August 7th, 2013, 05:51 PM
Postgresl loading tree structured XML
Is there a method to load tree structured XML into postgresql as type XML without having to first remove the CR/LF.
To illustrate the issue here is a very basic XML file that is structured with indents and has CR/LF characters.
<Title>Database How To</Title>
If I try to copy this into the postgresql database with the following sql.
COPY BOOKS from 'books.txt';
I get an error. "Entity: line 1: parser error : Premature end of data in tag Book."
I can successfully load the file if I structure the file differently so that all the xml is on one line as per below.
<Book><Title>Database How To</Title></Book>
Is there any method to load without having to first parse the file via "sed" to remove all CR/LF characters?
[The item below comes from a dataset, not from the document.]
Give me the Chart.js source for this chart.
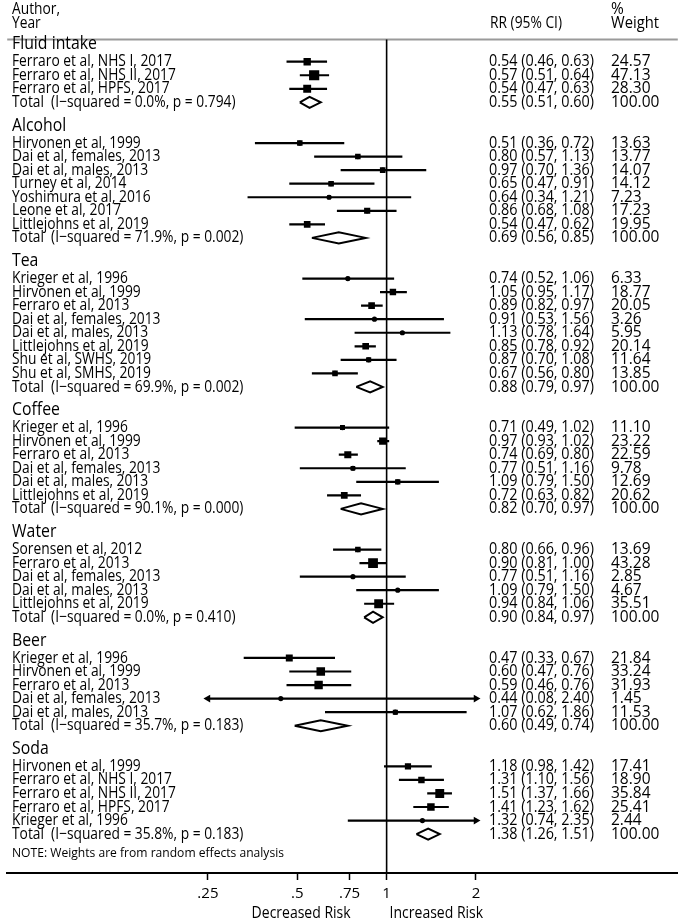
<!DOCTYPE html>
<html>
<head>
<meta charset="utf-8">
<script src="https://cdn.jsdelivr.net/npm/chart.js@4.4.1/dist/chart.umd.min.js"></script>
<style>
html, body { margin: 0; padding: 0; background: #fff; }
#wrap { width: 685px; height: 921px; position: relative; }
</style>
</head>
<body>
<div id="wrap"><canvas id="forest"></canvas></div>
<script>
// subgroups
const groupNames = ['Fluid intake', 'Alcohol', 'Tea', 'Coffee', 'Water', 'Beer', 'Soda'];
const groupSizes = [3, 7, 8, 6, 5, 5, 5];
const groupRR = [0.55, 0.69, 0.88, 0.82, 0.90, 0.60, 1.38];
const groupLo = [0.51, 0.56, 0.79, 0.70, 0.84, 0.49, 1.26];
const groupHi = [0.60, 0.85, 0.97, 0.97, 0.97, 0.74, 1.51];
const groupI2 = ['0.0', '71.9', '69.9', '90.1', '0.0', '35.7', '35.8'];
const groupP = ['0.794', '0.002', '0.002', '0.000', '0.410', '0.183', '0.183'];

// studies, in order of the subgroups above
const studyLabels = [
    'Ferraro et al, NHS I, 2017', 'Ferraro et al, NHS II, 2017', 'Ferraro et al, HPFS, 2017',
    'Hirvonen et al, 1999', 'Dai et al, females, 2013', 'Dai et al, males, 2013', 'Turney et al, 2014',
    'Yoshimura et al, 2016', 'Leone et al, 2017', 'Littlejohns et al, 2019',
    'Krieger et al, 1996', 'Hirvonen et al, 1999', 'Ferraro et al, 2013', 'Dai et al, females, 2013',
    'Dai et al, males, 2013', 'Littlejohns et al, 2019', 'Shu et al, SWHS, 2019', 'Shu et al, SMHS, 2019',
    'Krieger et al, 1996', 'Hirvonen et al, 1999', 'Ferraro et al, 2013', 'Dai et al, females, 2013',
    'Dai et al, males, 2013', 'Littlejohns et al, 2019',
    'Sorensen et al, 2012', 'Ferraro et al, 2013', 'Dai et al, females, 2013', 'Dai et al, males, 2013',
    'Littlejohns et al, 2019',
    'Krieger et al, 1996', 'Hirvonen et al, 1999', 'Ferraro et al, 2013', 'Dai et al, females, 2013',
    'Dai et al, males, 2013',
    'Hirvonen et al, 1999', 'Ferraro et al, NHS I, 2017', 'Ferraro et al, NHS II, 2017',
    'Ferraro et al, HPFS, 2017', 'Krieger et al, 1996'
];
const studyRR = [0.54, 0.57, 0.54,
    0.51, 0.80, 0.97, 0.65, 0.64, 0.86, 0.54,
    0.74, 1.05, 0.89, 0.91, 1.13, 0.85, 0.87, 0.67,
    0.71, 0.97, 0.74, 0.77, 1.09, 0.72,
    0.80, 0.90, 0.77, 1.09, 0.94,
    0.47, 0.60, 0.59, 0.44, 1.07,
    1.18, 1.31, 1.51, 1.41, 1.32];
const studyLo = [0.46, 0.51, 0.47,
    0.36, 0.57, 0.70, 0.47, 0.34, 0.68, 0.47,
    0.52, 0.95, 0.82, 0.53, 0.78, 0.78, 0.70, 0.56,
    0.49, 0.93, 0.69, 0.51, 0.79, 0.63,
    0.66, 0.81, 0.51, 0.79, 0.84,
    0.33, 0.47, 0.46, 0.08, 0.62,
    0.98, 1.10, 1.37, 1.23, 0.74];
const studyHi = [0.63, 0.64, 0.63,
    0.72, 1.13, 1.36, 0.91, 1.21, 1.08, 0.62,
    1.06, 1.17, 0.97, 1.56, 1.64, 0.92, 1.08, 0.80,
    1.02, 1.02, 0.80, 1.16, 1.50, 0.82,
    0.96, 1.00, 1.16, 1.50, 1.06,
    0.67, 0.76, 0.76, 2.40, 1.86,
    1.42, 1.56, 1.66, 1.62, 2.35];
const studyWeight = [24.57, 47.13, 28.30,
    13.63, 13.77, 14.07, 14.12, 7.23, 17.23, 19.95,
    6.33, 18.77, 20.05, 3.26, 5.95, 20.14, 11.64, 13.85,
    11.10, 23.22, 22.59, 9.78, 12.69, 20.62,
    13.69, 43.28, 2.85, 4.67, 35.51,
    21.84, 33.24, 31.93, 1.45, 11.53,
    17.41, 18.90, 35.84, 25.41, 2.44];

const tickValues = [0.25, 0.5, 0.75, 1, 2];
const tickLabels = ['.25', '.5', '.75', '1', '2'];

// plotted range (CIs beyond it get arrows) and scale limits
const plotLo = 0.25, plotHi = 2;
const xMin = 0.0527, xMax = 9.57;
const yMin = -0.64, yMax = 60.87;
const FONT = '"Open Sans", "Noto Sans", sans-serif';

// row layout: header, studies, total, blank line
const rows = [];
let r = 0, s = 0;
groupNames.forEach((name, g) => {
    rows.push({ type: 'head', row: r, g: g });
    r++;
    for (let k = 0; k < groupSizes[g]; k++) {
        rows.push({ type: 'study', row: r, i: s });
        r++; s++;
    }
    rows.push({ type: 'total', row: r, g: g });
    r += 2;
});
const studyRows = rows.filter(o => o.type === 'study');
const totalRows = rows.filter(o => o.type === 'total');

const ciData = [], arrowData = [], arrowRot = [], boxData = [], boxRadius = [], dotData = [];
studyRows.forEach(o => {
    const i = o.i;
    const lo = Math.max(studyLo[i], plotLo), hi = Math.min(studyHi[i], plotHi);
    ciData.push({ x: lo, y: o.row }, { x: hi, y: o.row }, { x: 1, y: null });
    if (studyLo[i] < plotLo) { arrowData.push({ x: plotLo, y: o.row }); arrowRot.push(-90); }
    if (studyHi[i] > plotHi) { arrowData.push({ x: plotHi, y: o.row }); arrowRot.push(90); }
    boxData.push({ x: studyRR[i], y: o.row });
    boxRadius.push(1.05 * Math.sqrt(studyWeight[i]));
    dotData.push({ x: studyRR[i], y: o.row });
});

const dh = 0.41;
const diamondData = [];
totalRows.forEach(o => {
    const g = o.g;
    diamondData.push(
        { x: groupLo[g], y: o.row }, { x: groupRR[g], y: o.row - dh },
        { x: groupHi[g], y: o.row }, { x: groupRR[g], y: o.row + dh },
        { x: groupLo[g], y: o.row }, { x: 1, y: null });
});

function fmt(v) { return v.toFixed(2); }

function textAt(ctx, text, x, y, size, sx, align) {
    ctx.save();
    ctx.font = size + 'px ' + FONT;
    ctx.textAlign = align || 'left';
    ctx.textBaseline = 'middle';
    ctx.translate(x, y);
    ctx.scale(sx, 1);
    ctx.fillText(text, 0, 0);
    ctx.restore();
}

function fitScale(ctx, text, size, target) {
    ctx.save();
    ctx.font = size + 'px ' + FONT;
    const w = ctx.measureText(text).width;
    ctx.restore();
    return target / w;
}

const textPlugin = {
    id: 'forestText',
    afterDraw(chart) {
        const ctx = chart.ctx;
        const ys = chart.scales.y, xs = chart.scales.x;
        ctx.fillStyle = '#000';
        const sHead = fitScale(ctx, 'Fluid intake', 18, 85);
        const sLab = fitScale(ctx, 'Ferraro et al, NHS I, 2017', 16, 160);
        const sVal = fitScale(ctx, '0.54 (0.46, 0.63)', 16, 105);
        const sW = fitScale(ctx, '24.57', 16, 39.5);

        textAt(ctx, 'Author,', 12, 9, 16, sLab);
        textAt(ctx, 'Year', 12, 23, 16, sLab);
        textAt(ctx, 'RR (95% CI)', 490, 23, 16, fitScale(ctx, 'RR (95% CI)', 16, 72));
        textAt(ctx, '%', 611, 9, 16, sW);
        textAt(ctx, 'Weight', 611, 23, 16, fitScale(ctx, 'Weight', 16, 48));

        rows.forEach(o => {
            const y = ys.getPixelForValue(o.row);
            if (o.type === 'head') {
                textAt(ctx, groupNames[o.g], 12, y - 4, 18, sHead);
            } else if (o.type === 'study') {
                const i = o.i;
                textAt(ctx, studyLabels[i], 12, y, 16, sLab);
                textAt(ctx, fmt(studyRR[i]) + ' (' + fmt(studyLo[i]) + ', ' + fmt(studyHi[i]) + ')', 489, y, 16, sVal);
                textAt(ctx, fmt(studyWeight[i]), 611, y, 16, sW);
            } else {
                const g = o.g;
                textAt(ctx, 'Total  (I\u2212squared = ' + groupI2[g] + '%, p = ' + groupP[g] + ')', 12, y, 16, sLab);
                textAt(ctx, fmt(groupRR[g]) + ' (' + fmt(groupLo[g]) + ', ' + fmt(groupHi[g]) + ')', 489, y, 16, sVal);
                textAt(ctx, '100.00', 611, y, 16, sW);
            }
        });

        const note = 'NOTE: Weights are from random effects analysis';
        textAt(ctx, note, 12, 853, 13, fitScale(ctx, note, 13, 272));

        const x1 = xs.getPixelForValue(1);
        const sR = fitScale(ctx, 'Decreased Risk', 16, 99);
        textAt(ctx, 'Decreased Risk', x1 - 36, 913, 16, sR, 'right');
        textAt(ctx, 'Increased Risk', x1 + 3, 913, 16, sR, 'left');
    }
};

const plainPoint = { pointRadius: 0, pointHoverRadius: 0 };

new Chart(document.getElementById('forest'), {
    type: 'scatter',
    data: {
        datasets: [
            {
                data: dotData, pointStyle: 'circle', pointRadius: 2.6, pointHoverRadius: 2.6,
                backgroundColor: '#000', borderWidth: 0
            },
            {
                data: boxData, pointStyle: 'rect', pointRadius: ctx => boxRadius[ctx.dataIndex],
                pointHoverRadius: ctx => boxRadius[ctx.dataIndex], backgroundColor: '#000', borderWidth: 0
            },
            {
                data: arrowData, pointStyle: 'triangle', pointRadius: 4.5, pointHoverRadius: 4.5,
                pointRotation: ctx => arrowRot[ctx.dataIndex], backgroundColor: '#000', borderWidth: 0
            },
            Object.assign({
                data: ciData, showLine: true, spanGaps: false, borderColor: '#000', borderWidth: 2.2
            }, plainPoint),
            Object.assign({
                data: diamondData, showLine: true, spanGaps: false, borderColor: '#000', borderWidth: 2,
                borderJoinStyle: 'miter', backgroundColor: '#fff'
            }, plainPoint),
            Object.assign({
                data: [{ x: 1, y: yMin }, { x: 1, y: yMax }], showLine: true,
                borderColor: '#000', borderWidth: 1.6, clip: false
            }, plainPoint),
            Object.assign({
                data: [{ x: xMin, y: yMin }, { x: xMax, y: yMin }], showLine: true,
                borderColor: '#9a9a9a', borderWidth: 2, clip: false
            }, plainPoint)
        ]
    },
    options: {
        responsive: true,
        maintainAspectRatio: false,
        animation: false,
        events: [],
        layout: { padding: { top: 39.5, left: 0, right: 0, bottom: 0 } },
        plugins: {
            legend: { display: false },
            tooltip: { enabled: false }
        },
        scales: {
            x: {
                type: 'logarithmic',
                min: xMin,
                max: xMax,
                afterBuildTicks: sc => { sc.ticks = tickValues.map(v => ({ value: v })); },
                afterFit: sc => { sc.height = 48; },
                ticks: {
                    autoSkip: false, maxRotation: 0, minRotation: 0, padding: 5, color: '#000',
                    font: { family: FONT, size: 15 },
                    callback: (v, i) => tickLabels[i]
                },
                grid: {
                    drawOnChartArea: false, drawTicks: true, tickLength: 7,
                    tickWidth: 1.5, tickColor: '#000'
                },
                border: { display: true, color: '#000', width: 2 }
            },
            y: {
                type: 'linear',
                reverse: true,
                min: yMin,
                max: yMax,
                display: false
            }
        }
    },
    plugins: [textPlugin]
});
</script>
</body>
</html>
August 8th, 2013, 09:28 PM
COPY adheres to the same defaults as most text-processing tools (AWK comes to mind...): a line is equivalent to a record. So any newline or (if your stuff was generated by Windows) CR/LF begins a new line, which indicates a new record. COPY expects that an escaped period "/." or EOF ends the list of tuples and hence that invocation of the command.
So COPY requires a special format (with some influence possible through the use of options). You can either massage your data into that format (escape the offending characters or compact the XML with xmllint or sed) or use a different command set -- like writing a Python script that performs an INSERT over the data.
Its been my experience that XML creates more problems than it solves. Unless you have other tools that demand input in XML format (and even then an XML generation export function makes more sense imo), I would write a script that interprets the XML and performs inserts of actual values into a proper schema instead of trying to preserve the original.